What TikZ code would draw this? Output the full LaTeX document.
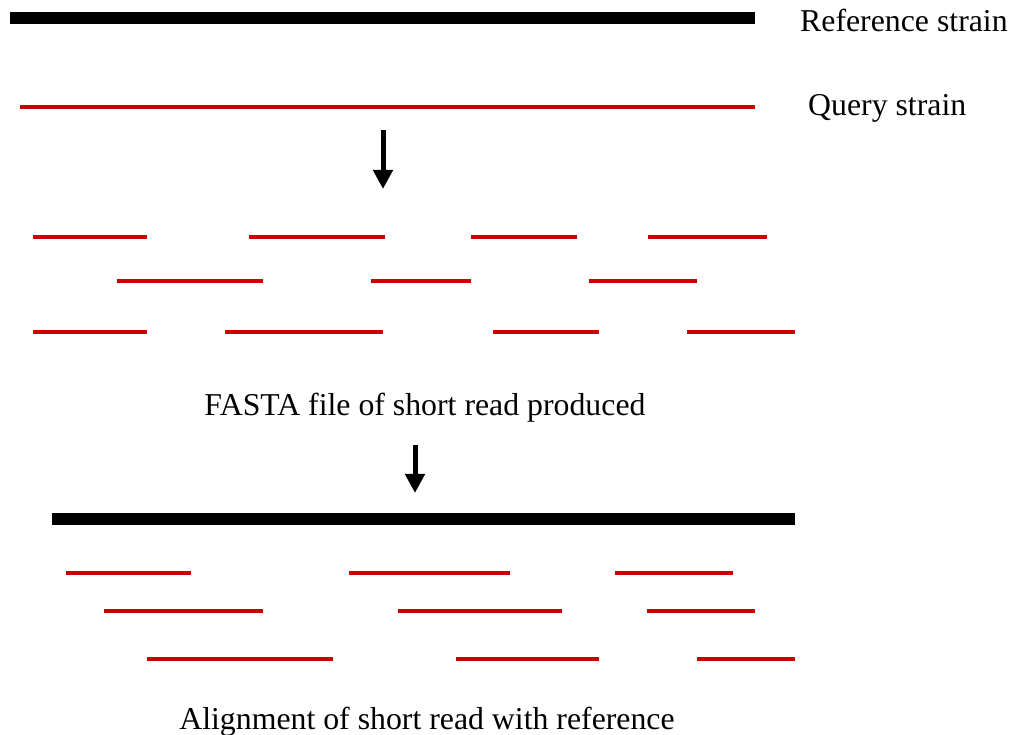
\documentclass[tikz,border=0pt]{standalone}
\usepackage{fontspec}
\setmainfont{Liberation Serif}
\usetikzlibrary{arrows.meta}
\definecolor{readred}{RGB}{204,0,0}
\begin{document}
\begin{tikzpicture}[x=1pt,y=-1pt,
  refline/.style={line width=12pt,black},
  readline/.style={line width=4pt,readred},
  lbl/.style={font=\fontsize{31.8}{36}\selectfont,inner sep=0pt,anchor=base west},
  clbl/.style={font=\fontsize{31.8}{36}\selectfont,inner sep=0pt,anchor=base},
  downarrow/.style={line width=5pt,-{Triangle[width=19pt,length=19pt]}}]
\useasboundingbox (0,0) rectangle (1013,735);
% strains
\draw[refline] (10,18) -- (755,18);
\draw[readline] (20,107) -- (755,107);
\node[lbl] (reflbl) at (800,32) {Reference strain};
\node[lbl] (qrylbl) at (808,116) {Query strain};
% arrow 1
\coordinate (a1s) at (383,130);
\coordinate (a1e) at (383,189);
\draw[downarrow] (a1s) -- (a1e);
% reads
\foreach \a/\b/\y in {33/147/237, 249/385/237, 471/577/237, 648/767/237,
                      117/263/281, 371/471/281, 589/697/281,
                      33/147/332, 225/383/332, 493/599/332, 687/795/332}
  \draw[readline] (\a,\y) -- (\b,\y);
\node[clbl] (fasta) at (425,416) {FASTA file of short read produced};
% arrow 2
\coordinate (a2s) at (415,445);
\coordinate (a2e) at (415,493);
\draw[downarrow] (a2s) -- (a2e);
% alignment
\draw[refline] (52,519) -- (795,519);
\foreach \a/\b/\y in {66/191/573, 349/510/573, 615/733/573,
                      104/263/611, 398/562/611, 647/755/611,
                      147/333/659, 456/599/659, 697/795/659}
  \draw[readline] (\a,\y) -- (\b,\y);
\node[clbl] (align) at (427,729) {Alignment of short read with reference};
\end{tikzpicture}
\end{document}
------------------------------------------------
Reproduce the whole listing above word for word, but not its pictures.

| Task answer |
What TikZ code would draw this? Output the full LaTeX document.
\documentclass[tikz,border=0pt]{standalone}
\usepackage{fontspec}
\setmainfont{Liberation Serif}
\usetikzlibrary{arrows.meta}
\definecolor{readred}{RGB}{204,0,0}
\begin{document}
\begin{tikzpicture}[x=1pt,y=-1pt,
  refline/.style={line width=12pt,black},
  readline/.style={line width=4pt,readred},
  lbl/.style={font=\fontsize{31.8}{36}\selectfont,inner sep=0pt,anchor=base west},
  clbl/.style={font=\fontsize{31.8}{36}\selectfont,inner sep=0pt,anchor=base},
  downarrow/.style={line width=5pt,-{Triangle[width=19pt,length=19pt]}}]
\useasboundingbox (0,0) rectangle (1013,735);
% strains
\draw[refline] (10,18) -- (755,18);
\draw[readline] (20,107) -- (755,107);
\node[lbl] (reflbl) at (800,32) {Reference strain};
\node[lbl] (qrylbl) at (808,116) {Query strain};
% arrow 1
\coordinate (a1s) at (383,130);
\coordinate (a1e) at (383,189);
\draw[downarrow] (a1s) -- (a1e);
% reads
\foreach \a/\b/\y in {33/147/237, 249/385/237, 471/577/237, 648/767/237,
                      117/263/281, 371/471/281, 589/697/281,
                      33/147/332, 225/383/332, 493/599/332, 687/795/332}
  \draw[readline] (\a,\y) -- (\b,\y);
\node[clbl] (fasta) at (425,416) {FASTA file of short read produced};
% arrow 2
\coordinate (a2s) at (415,445);
\coordinate (a2e) at (415,493);
\draw[downarrow] (a2s) -- (a2e);
% alignment
\draw[refline] (52,519) -- (795,519);
\foreach \a/\b/\y in {66/191/573, 349/510/573, 615/733/573,
                      104/263/611, 398/562/611, 647/755/611,
                      147/333/659, 456/599/659, 697/795/659}
  \draw[readline] (\a,\y) -- (\b,\y);
\node[clbl] (align) at (427,729) {Alignment of short read with reference};
\end{tikzpicture}
\end{document}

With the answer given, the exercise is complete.